Consultation–Liaison Psychiatrist
When to Engage a Consultation-Liaison Psychiatrist
Engage a Consultation–Liaison (C‑L) psychiatrist when the legal question cannot be answered cleanly without understanding the medical context:
- Psychiatric symptoms arise during or after significant medical illness, injury, surgery, ICU admission, or hospitalisation
- Cognitive changes are disputed (e.g., delirium vs dementia vs medication effects) and affect reliability, consent, or decision-making
- Capacity is questioned in the context of medical complexity (treatment choices, refusal, consent, self‑care, accommodation)
- Causation is contested where medical illness, chronic disease, pain, or treatment effects may contribute to psychiatric injury
- Treatment non‑adherence is disputed (whether it reflects mental illness/cognitive impairment vs informed refusal)
- “Functional” or medically unexplained symptoms are alleged, requiring differentiation from organic disease
- Complex claims involve chronic pain, fatigue, somatic symptoms, or overlapping physical and psychological contributors
- Risk issues occur in medically unwell populations (e.g., suicidality/self‑harm concerns raised alongside medical care)
What They Assess
Independent opinions may address:
- Diagnostic clarification where physical illness, injury, or treatment may influence mood, cognition, behaviour, or symptoms
- Delirium and cognitive change in medically ill patients (including likely contributors: illness burden, medications, metabolic factors)
- Depression/anxiety related to adjustment, chronic disease, injury, disability, or hospitalisation
- Interaction between psychiatric symptoms and medical condition: symptom amplification, coping, functional impact
- Capacity assessments in medical‑psychiatric contexts (consent/refusal, understanding risks/benefits, decision stability)
- Treatment adherence and decision-making: psychiatric/cognitive drivers vs choice
- Functional / medically unexplained symptoms: consistency, contributing factors, and functional impact
- Risk formulation where relevant to the brief (e.g., safety concerns, deterioration risk)
Medico‑Legal Matters We Support
C‑L psychiatry opinion is commonly engaged across:
- Compensation matters involving both physical injury/illness and psychiatric sequelae
- Capacity matters where medical complexity is central (hospital decisions, consent/refusal, independent living)
- Disability and impairment disputes where symptoms and functioning span physical and mental domains
- Complex causation disputes (e.g., psychiatric injury influenced by chronic illness, pain, or treatment effects)
- Fitness for duty / fitness to participate where medical and psychiatric factors intersect
- Record-based clarifications when hospital records, investigations, and treating notes must be interpreted alongside psychiatric findings
Medico-Legal FAQ for Consultation–Liaison Psychiatrist
What types of referrals are common?
C–L Psychiatrists may be asked to assess:
- Hospitalised patients with psychiatric symptoms complicating medical care
- Individuals with psychosomatic or conversion disorders
- Patients with cognitive impairment affecting consent or treatment decisions
- Cases involving trauma, chronic pain, or medically unexplained symptoms
- Fitness for duty or capacity evaluations in complex medical-psychiatric cases
Can this be done as a file review only?
Often yes, particularly where the brief concerns hospital records, cognition timeline, medication effects, or consistency of symptoms.

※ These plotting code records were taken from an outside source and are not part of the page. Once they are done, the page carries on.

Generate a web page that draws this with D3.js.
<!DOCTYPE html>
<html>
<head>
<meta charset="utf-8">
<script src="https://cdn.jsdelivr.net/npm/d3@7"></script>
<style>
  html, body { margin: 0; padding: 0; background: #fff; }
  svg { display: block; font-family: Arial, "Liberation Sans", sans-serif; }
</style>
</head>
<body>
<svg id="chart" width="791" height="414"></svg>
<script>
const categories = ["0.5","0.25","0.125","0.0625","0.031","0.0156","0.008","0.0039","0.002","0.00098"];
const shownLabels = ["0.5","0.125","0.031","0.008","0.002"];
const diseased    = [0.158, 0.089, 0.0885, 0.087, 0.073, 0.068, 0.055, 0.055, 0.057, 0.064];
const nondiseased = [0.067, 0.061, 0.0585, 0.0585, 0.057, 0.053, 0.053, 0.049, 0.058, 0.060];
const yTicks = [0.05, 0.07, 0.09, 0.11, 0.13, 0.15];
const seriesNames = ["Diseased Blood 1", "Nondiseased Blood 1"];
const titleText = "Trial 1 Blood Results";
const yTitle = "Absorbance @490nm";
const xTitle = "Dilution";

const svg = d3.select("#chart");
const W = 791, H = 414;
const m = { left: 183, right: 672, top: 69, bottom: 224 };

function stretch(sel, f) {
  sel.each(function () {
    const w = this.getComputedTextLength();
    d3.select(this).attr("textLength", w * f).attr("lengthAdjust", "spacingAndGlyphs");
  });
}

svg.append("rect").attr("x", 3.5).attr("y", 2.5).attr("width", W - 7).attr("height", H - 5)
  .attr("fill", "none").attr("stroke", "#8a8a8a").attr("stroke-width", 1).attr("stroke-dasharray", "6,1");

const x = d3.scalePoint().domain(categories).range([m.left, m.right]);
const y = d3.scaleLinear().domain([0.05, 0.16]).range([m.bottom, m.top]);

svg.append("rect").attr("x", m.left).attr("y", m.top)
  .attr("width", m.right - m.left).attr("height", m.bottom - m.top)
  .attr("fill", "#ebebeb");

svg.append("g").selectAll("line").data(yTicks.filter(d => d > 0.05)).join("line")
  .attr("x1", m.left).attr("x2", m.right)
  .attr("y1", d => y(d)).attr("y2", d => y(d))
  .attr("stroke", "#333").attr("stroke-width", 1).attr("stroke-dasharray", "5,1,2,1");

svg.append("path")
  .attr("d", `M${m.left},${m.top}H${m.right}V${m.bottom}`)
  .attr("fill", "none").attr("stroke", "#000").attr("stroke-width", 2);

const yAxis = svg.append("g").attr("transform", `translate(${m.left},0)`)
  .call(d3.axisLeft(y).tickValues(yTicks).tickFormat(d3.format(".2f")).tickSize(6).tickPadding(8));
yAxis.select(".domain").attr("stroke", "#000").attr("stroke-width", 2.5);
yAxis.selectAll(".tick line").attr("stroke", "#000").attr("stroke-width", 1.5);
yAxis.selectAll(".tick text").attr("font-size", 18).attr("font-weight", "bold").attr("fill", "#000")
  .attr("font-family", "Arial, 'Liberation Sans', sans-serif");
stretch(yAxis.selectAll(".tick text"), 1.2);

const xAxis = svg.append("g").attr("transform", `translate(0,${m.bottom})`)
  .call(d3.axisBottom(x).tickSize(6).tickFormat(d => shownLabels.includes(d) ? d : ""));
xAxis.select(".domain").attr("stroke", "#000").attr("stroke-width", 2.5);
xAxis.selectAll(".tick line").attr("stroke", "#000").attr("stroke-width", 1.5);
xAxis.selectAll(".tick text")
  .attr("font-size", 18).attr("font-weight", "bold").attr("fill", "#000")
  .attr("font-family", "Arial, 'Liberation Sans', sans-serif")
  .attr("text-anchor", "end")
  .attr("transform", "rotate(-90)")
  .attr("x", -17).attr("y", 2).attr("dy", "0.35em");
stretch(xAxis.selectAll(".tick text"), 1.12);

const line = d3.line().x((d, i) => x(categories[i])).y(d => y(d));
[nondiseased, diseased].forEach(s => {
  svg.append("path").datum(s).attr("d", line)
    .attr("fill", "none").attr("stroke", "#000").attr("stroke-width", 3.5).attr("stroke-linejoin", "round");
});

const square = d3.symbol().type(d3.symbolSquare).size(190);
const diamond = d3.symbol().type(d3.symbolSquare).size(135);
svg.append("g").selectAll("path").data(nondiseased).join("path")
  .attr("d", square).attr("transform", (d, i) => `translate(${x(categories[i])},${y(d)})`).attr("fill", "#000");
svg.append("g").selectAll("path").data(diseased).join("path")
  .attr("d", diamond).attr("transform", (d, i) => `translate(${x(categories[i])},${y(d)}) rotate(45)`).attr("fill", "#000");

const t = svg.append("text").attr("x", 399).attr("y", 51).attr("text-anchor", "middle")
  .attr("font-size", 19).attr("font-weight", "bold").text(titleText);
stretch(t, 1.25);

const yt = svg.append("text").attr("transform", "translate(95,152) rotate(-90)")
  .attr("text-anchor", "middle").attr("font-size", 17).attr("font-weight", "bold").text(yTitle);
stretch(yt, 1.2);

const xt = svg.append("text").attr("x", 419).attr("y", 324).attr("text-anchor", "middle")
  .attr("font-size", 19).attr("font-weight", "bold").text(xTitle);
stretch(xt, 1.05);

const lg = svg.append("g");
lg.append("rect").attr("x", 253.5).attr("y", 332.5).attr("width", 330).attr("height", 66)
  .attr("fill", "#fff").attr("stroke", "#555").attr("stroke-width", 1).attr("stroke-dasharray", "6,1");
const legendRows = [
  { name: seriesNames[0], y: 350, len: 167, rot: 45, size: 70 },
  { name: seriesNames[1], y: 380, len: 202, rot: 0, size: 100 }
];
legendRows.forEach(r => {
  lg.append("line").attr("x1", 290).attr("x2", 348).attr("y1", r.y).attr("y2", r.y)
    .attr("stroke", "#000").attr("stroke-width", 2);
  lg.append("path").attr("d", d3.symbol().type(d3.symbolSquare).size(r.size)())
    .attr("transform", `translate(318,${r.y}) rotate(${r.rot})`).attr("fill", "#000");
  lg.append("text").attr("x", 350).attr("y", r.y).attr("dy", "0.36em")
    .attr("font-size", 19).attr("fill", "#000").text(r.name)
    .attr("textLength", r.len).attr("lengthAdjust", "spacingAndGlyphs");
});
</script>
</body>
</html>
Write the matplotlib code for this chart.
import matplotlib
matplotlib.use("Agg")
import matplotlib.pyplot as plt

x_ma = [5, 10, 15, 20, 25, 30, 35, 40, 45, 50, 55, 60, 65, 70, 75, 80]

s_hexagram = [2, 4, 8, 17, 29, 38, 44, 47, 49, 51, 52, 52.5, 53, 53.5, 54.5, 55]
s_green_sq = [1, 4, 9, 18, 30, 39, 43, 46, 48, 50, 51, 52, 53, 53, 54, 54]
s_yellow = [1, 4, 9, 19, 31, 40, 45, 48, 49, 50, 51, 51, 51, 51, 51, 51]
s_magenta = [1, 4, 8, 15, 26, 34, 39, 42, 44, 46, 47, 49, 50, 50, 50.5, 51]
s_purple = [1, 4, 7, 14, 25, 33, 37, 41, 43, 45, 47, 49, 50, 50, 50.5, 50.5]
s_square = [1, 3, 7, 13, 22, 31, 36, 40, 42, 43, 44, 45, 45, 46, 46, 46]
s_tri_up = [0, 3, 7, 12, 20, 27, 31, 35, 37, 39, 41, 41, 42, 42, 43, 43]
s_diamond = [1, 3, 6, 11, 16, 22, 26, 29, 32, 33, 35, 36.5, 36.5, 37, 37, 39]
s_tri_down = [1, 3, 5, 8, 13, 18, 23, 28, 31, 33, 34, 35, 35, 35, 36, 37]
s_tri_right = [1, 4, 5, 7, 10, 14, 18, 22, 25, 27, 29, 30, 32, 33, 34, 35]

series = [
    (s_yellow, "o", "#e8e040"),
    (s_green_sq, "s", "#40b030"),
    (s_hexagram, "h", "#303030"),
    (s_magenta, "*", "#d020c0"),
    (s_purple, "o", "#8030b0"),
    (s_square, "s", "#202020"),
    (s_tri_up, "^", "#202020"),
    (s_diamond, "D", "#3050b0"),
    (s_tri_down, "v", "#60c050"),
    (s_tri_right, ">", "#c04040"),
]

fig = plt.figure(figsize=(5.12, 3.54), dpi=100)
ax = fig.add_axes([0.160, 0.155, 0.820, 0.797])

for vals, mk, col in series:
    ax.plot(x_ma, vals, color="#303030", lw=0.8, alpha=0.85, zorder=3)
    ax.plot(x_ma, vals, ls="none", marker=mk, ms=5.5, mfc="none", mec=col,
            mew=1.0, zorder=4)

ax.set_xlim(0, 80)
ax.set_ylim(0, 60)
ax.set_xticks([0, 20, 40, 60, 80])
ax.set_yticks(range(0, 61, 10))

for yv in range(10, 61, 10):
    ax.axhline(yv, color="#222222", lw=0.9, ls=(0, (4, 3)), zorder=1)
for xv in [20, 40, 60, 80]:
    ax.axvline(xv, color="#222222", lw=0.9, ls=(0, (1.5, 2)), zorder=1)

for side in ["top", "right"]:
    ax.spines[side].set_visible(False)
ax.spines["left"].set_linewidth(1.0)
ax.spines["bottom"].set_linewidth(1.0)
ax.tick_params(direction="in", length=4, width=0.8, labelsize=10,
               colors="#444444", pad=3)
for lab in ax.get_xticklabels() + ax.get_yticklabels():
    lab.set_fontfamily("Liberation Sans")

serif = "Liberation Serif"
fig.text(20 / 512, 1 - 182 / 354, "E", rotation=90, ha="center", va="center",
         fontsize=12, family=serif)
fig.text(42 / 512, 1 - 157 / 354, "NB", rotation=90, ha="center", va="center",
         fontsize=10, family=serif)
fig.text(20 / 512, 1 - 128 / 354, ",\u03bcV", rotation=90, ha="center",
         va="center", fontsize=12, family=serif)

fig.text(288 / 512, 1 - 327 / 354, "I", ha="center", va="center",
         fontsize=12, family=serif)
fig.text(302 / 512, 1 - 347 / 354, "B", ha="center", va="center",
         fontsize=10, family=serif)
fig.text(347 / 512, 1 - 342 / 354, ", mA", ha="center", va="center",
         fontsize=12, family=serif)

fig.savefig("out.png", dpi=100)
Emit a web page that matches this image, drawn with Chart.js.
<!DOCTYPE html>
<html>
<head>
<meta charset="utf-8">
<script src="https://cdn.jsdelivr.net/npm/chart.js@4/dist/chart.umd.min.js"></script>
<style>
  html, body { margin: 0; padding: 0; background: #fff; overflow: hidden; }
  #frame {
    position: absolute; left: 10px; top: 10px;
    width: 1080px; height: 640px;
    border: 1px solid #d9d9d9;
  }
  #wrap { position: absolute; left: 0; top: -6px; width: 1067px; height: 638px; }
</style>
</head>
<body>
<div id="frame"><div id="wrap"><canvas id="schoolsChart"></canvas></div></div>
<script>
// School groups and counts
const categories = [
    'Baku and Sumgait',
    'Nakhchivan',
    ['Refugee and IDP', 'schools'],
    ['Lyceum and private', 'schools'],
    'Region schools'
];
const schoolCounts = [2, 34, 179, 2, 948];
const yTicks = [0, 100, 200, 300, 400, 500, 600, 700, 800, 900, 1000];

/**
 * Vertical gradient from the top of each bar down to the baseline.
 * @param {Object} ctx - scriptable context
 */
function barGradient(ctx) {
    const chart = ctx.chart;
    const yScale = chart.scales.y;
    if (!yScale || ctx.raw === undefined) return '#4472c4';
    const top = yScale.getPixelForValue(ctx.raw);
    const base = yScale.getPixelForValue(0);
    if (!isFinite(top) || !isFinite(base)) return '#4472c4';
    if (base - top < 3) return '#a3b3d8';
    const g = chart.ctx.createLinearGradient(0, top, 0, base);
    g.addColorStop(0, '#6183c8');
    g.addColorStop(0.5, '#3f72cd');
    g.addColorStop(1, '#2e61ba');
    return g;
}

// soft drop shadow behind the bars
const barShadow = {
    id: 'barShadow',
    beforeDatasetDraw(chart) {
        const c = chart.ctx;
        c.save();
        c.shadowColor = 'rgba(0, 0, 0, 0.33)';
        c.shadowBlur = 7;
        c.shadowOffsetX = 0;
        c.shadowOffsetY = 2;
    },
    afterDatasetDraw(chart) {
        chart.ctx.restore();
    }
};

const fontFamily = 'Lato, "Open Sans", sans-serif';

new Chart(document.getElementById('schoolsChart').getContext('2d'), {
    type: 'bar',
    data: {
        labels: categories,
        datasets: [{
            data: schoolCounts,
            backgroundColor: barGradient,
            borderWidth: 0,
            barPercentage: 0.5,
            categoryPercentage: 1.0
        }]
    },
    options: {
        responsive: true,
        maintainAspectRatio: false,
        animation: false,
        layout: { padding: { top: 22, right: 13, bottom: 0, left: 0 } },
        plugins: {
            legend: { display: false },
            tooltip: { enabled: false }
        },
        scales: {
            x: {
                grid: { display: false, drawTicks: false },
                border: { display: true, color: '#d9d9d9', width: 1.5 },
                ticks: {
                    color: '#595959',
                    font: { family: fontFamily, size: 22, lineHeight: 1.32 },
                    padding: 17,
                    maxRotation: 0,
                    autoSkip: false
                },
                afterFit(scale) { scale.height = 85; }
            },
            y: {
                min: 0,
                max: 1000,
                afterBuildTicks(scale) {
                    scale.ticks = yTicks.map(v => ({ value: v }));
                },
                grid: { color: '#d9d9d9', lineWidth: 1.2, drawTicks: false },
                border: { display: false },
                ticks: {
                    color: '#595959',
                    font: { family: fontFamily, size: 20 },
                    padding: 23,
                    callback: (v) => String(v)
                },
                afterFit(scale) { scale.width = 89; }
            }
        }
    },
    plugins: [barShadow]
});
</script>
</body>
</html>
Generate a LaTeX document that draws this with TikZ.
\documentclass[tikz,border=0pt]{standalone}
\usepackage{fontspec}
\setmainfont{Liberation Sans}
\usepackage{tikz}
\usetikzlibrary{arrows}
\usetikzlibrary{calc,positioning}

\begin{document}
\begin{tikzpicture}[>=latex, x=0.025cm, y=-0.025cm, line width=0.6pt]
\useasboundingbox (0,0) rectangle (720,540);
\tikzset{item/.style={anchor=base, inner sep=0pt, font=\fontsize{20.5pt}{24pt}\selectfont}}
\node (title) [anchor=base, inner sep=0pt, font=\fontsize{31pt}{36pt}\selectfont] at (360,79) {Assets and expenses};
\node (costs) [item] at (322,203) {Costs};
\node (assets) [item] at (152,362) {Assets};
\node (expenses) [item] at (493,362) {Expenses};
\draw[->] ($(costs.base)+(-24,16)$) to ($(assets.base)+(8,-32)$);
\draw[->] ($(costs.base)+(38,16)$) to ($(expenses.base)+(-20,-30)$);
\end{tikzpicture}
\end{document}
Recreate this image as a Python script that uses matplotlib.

An IME may be recommended if direct assessment is required.
What documents should I include for a defensible report?
Your key questions and timeline, treating records (GP/specialists), hospital notes, medication charts, investigation summaries (where relevant), prior medico‑legal reports, and any functional evidence (work capacity, ADLs).
Do you provide treatment consultations through Red Health?
No. Red Health provides independent medico‑legal assessment and reporting only.